La mia cartiera
La mia cartiera ha i mattoni rossi e i sassi bianchi dell’Astico. Ha gli enormi balconi scuri degli stenditoi. Il muro rosa scrostato. Ha la campanella che suona. Il capitello di san Gaetano con un mazzo di margherite. Ha la profonda buca bianca della calce. Ha i mucchi di carta, di libri o giornali fra cui curiosare. Le molasse che macinano nella penombra. Le cinghie delle trasmissioni che dondolano e girano. Ha la barca sulla roggia Molina. La confusione delle cose accatastate. Il labio e la cana in corte. Il cappello di paglia degli operai che lavorano. Ha la carta gialla con cui si incartano le verdure o la carta dal macellaio. La cartiera ha il viso di Severino, di Giuseppe,di Angelo, di Iseo.Ha il viso dei vecchi della cartiera, di Mansueto, di Pacifico, di Isetta e del nonno Giuseppe.
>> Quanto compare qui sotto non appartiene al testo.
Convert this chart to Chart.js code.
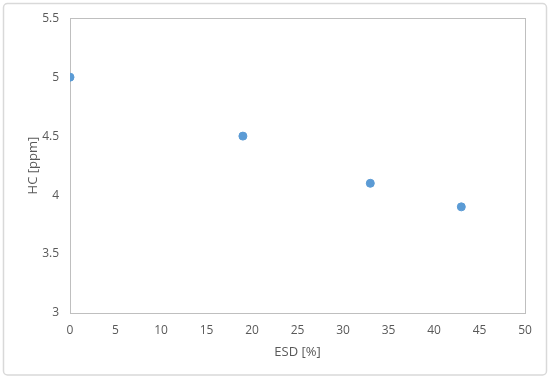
<!DOCTYPE html>
<html>
<head>
<meta charset="utf-8">
<script src="https://cdn.jsdelivr.net/npm/chart.js@4"></script>
<style>
html,body{margin:0;padding:0;background:#fff;}
#wrap{width:550px;height:380px;position:relative;}
</style>
</head>
<body>
<div id="wrap"><canvas id="c" width="550" height="380"></canvas></div>
<script>
const esd = [0, 19, 33, 43];
const hc = [5.0, 4.5, 4.1, 3.9];
const xTicks = [0, 5, 10, 15, 20, 25, 30, 35, 40, 45, 50];
const yTicks = [3, 3.5, 4, 4.5, 5, 5.5];

const points = esd.map((x, i) => ({x: x, y: hc[i]}));
const textColor = '#595959';
const fontFam = '"Open Sans", "Liberation Sans", sans-serif';

const frame = {
  id: 'frame',
  beforeDraw(chart) {
    const ctx = chart.ctx;
    ctx.save();
    ctx.fillStyle = '#fff';
    ctx.fillRect(0, 0, chart.width, chart.height);
    ctx.strokeStyle = '#d9d9d9';
    ctx.lineWidth = 1.5;
    const r = 4, x0 = 3.5, y0 = 3.5, x1 = 546.5, y1 = 375;
    ctx.beginPath();
    ctx.moveTo(x0 + r, y0);
    ctx.lineTo(x1 - r, y0);
    ctx.arcTo(x1, y0, x1, y0 + r, r);
    ctx.lineTo(x1, y1 - r);
    ctx.arcTo(x1, y1, x1 - r, y1, r);
    ctx.lineTo(x0 + r, y1);
    ctx.arcTo(x0, y1, x0, y1 - r, r);
    ctx.lineTo(x0, y0 + r);
    ctx.arcTo(x0, y0, x0 + r, y0, r);
    ctx.closePath();
    ctx.stroke();
    ctx.restore();
  },
  beforeDatasetsDraw(chart) {
    const a = chart.chartArea;
    const ctx = chart.ctx;
    ctx.save();
    ctx.strokeStyle = '#bfbfbf';
    ctx.lineWidth = 1;
    ctx.strokeRect(Math.round(a.left) + 0.5, Math.round(a.top) + 0.5,
                   Math.round(a.right - a.left), Math.round(a.bottom - a.top));
    ctx.restore();
  }
};

new Chart(document.getElementById('c'), {
  type: 'scatter',
  data: {
    datasets: [{
      data: points,
      backgroundColor: '#5b9bd5',
      borderColor: '#5b9bd5',
      pointRadius: 4,
      pointHoverRadius: 4
    }]
  },
  options: {
    responsive: false,
    animation: false,
    layout: {padding: {left: 0, right: 25, top: 18, bottom: 0}},
    plugins: {legend: {display: false}, tooltip: {enabled: false}},
    scales: {
      x: {
        type: 'linear',
        min: 0, max: 50,
        afterBuildTicks: s => { s.ticks = xTicks.map(v => ({value: v})); },
        afterFit: s => { s.height = 67; },
        grid: {display: false, drawTicks: false},
        border: {display: false},
        ticks: {color: textColor, font: {family: fontFam, size: 12}, padding: 10, maxRotation: 0},
        title: {display: true, text: 'ESD [%]', color: textColor,
                font: {family: fontFam, size: 13}, padding: {top: 0, bottom: 20}}
      },
      y: {
        type: 'linear',
        min: 3, max: 5.5,
        afterBuildTicks: s => { s.ticks = yTicks.map(v => ({value: v})); },
        afterFit: s => { s.width = 70; },
        grid: {display: false, drawTicks: false},
        border: {display: false},
        ticks: {color: textColor, font: {family: fontFam, size: 12}, padding: 11,
                callback: v => String(v)},
        title: {display: true, text: 'HC [ppm]', color: textColor,
                font: {family: fontFam, size: 13}, padding: {top: 25, bottom: 0}}
      }
    }
  },
  plugins: [frame]
});
</script>
</body>
</html>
Tutti questi ricordi si sono depositati dentro. Segnano il luogo. Si. la cartiera è come la casa, la strada, la chiesa, la piazza del paese: si riconoscono come luoghi della propria memoria e della propria storia.

Per le persone di Dueville la cartiera non rappresenta solo un pezzo di archeologia industriale. Evoca persone e cose passate. Dentro la cartiera si respira il sudore, il sacrificio e lo spirito di tutte le persone che vi hanno lavorato.
Mostriamo ai nostri figli, ai bambini, ai ragazzi come si lavorava una volta, che strumenti si usavano, come si superavano certi problemi tecnici con intelligenza.
Vale la pena di tentare di salvare la cartiera. Vale la pena di far girare ancora le ruota.
La cartiera è lì che aspetta. Aspetta da un giorno all’altro di mettersi in moto. Aspetta che l’acqua scenda limpida dalle pale della ruota.
Speriamo non si stanchi di aspettare!